Même s'ils sont menacés d'extinction, les éléphants sont aujourd'hui trop nombreux, selon des experts, dans les grands parcs d'Afrique du Sud. Pour venir à bout du problème, les autorités du pays planifiaient depuis 2008 de faire renaître une vieille pratique impopulaire : l'abattage de pachydermes. Un ballon de soccer leur a bloqué le chemin.

Au milieu de la clairière, la Jeep s'immobilise. Juste devant, sur la route, une dizaine d'éléphants engloutissent les herbes et les arbrisseaux qui se trouvent sur leur passage. Émerveillés, les touristes prennent des photos à qui mieux-mieux. Les autorités des parcs nationaux d'Afrique du Sud, elles, voient les choses d'un autre oeil.

 

«Nous n'avons pas de problèmes majeurs ici à Pilanesberg, mais dans des parcs comme le parc Kruger, la surpopulation d'éléphants inquiète de plus en plus», explique Philipp, le guide du safari, perché à l'avant du véhicule. «Les éléphants mangent jusqu'à 300 kg de végétation par jour. Trop nombreux, ils font de véritables dégâts.»

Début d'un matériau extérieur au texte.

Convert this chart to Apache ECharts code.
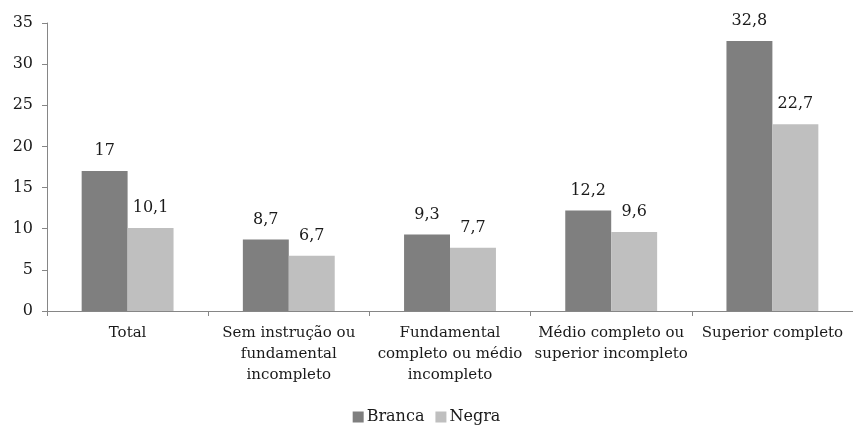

À eux seuls, les éléphants peuvent transformer un bout de savane en clairière désertique en peu de temps. Affamés, ils peuvent s'en prendre aux fermes à proximité des parcs nationaux.

Dans les années 70, quand ils s'inquiétaient de la surpopulation d'éléphants dans un endroit donné, les Sud-Africains éliminaient des hordes entières de pachydermes. D'un hélicoptère, un tireur à vue abattait la femelle dominante d'un groupe d'éléphants et ceux qui l'entouraient. «L'abattage était alors commun. Les spécialistes ont remarqué que les éléphants qui survivaient étaient complètement désorientés et délinquants; ils tuaient notamment des rhinocéros qui ne voulaient pas s'accoupler avec eux», se souvient Dave Johnson, gestionnaire du Kwa Maritane Lodge, un hôtel quatre étoiles qui accueille les visiteurs du parc national de Pilanesberg.

 

Moratoire levé

Aussi controversée que la chasse aux phoques dans l'Arctique canadien, la pratique a été interdite en 1995. Résultat: le parc Kruger, qui avait une population de 8000 éléphants au début du moratoire, en comptait près de 12 500 en 2008. Si la tendance se poursuit, on comptera 34 000 pachydermes dans ce paradis du safari d'ici 2020.

Conscients qu'une telle population d'éléphants sans prédateurs naturels aurait des effets désastreux sur la biodiversité des parcs, les autorités ont mis au point en 2008 un plan de gestion. Ils ont ouvert les frontières des parcs avec les pays avoisinants comme le Mozambique et le Zimbabwe afin que les gros mammifères se promènent plus librement. Ils ont déplacé certaines bêtes dans les parcs et les réserves qui pouvaient en accueillir davantage et ont introduit un programme de contraception et des vasectomies sélectives. Mais ils ont aussi levé le moratoire sur l'abattage, promettant d'utiliser cette méthode en dernier recours.

La levée de boucliers ne s'est pas fait attendre. Des organismes de défense des animaux et des scientifiques ont dénoncé l'idée, la qualifiant d'injustifiée et de cruelle. Certaines organisations, dont Animal Rights Africa, ont menacé de lancer une campagne de boycottage du tourisme dans le pays de Nelson Mandela.

Les dirigeants des parcs nationaux n'ont pas manqué de répondre à leurs détracteurs. «Nous n'aimons pas l'idée d'abattre des éléphants au Parc national Kruger, mais nous croyons que c'est notre devoir», a écrit dans un éditorial David Mabunda, grand patron des Parcs nationaux d'Afrique du Sud.

Malgré la fin du moratoire, aucun éléphant n'a encore été abattu. La raison? Avec l'avènement de la Coupe du monde de soccer, qui y aura lieu du 11 juin au 11 juillet, l'Afrique du Sud, qui reçoit déjà 9 millions de touristes par année, attend l'arrivée de centaines de milliers de visiteurs de plus cette année. La plupart d'entre eux feront un séjour dans un des parcs nationaux pour y admirer les «Big Five» (cinq gros): lions, rhinocéros, buffles, girafes et éléphants. Fuyant la mauvaise publicité, les autorités ont décidé de remettre à plus tard l'abattage.

Un répit pour les éléphants, qui continueront de faire la loi dans la savane tant que les ballons de soccer rouleront.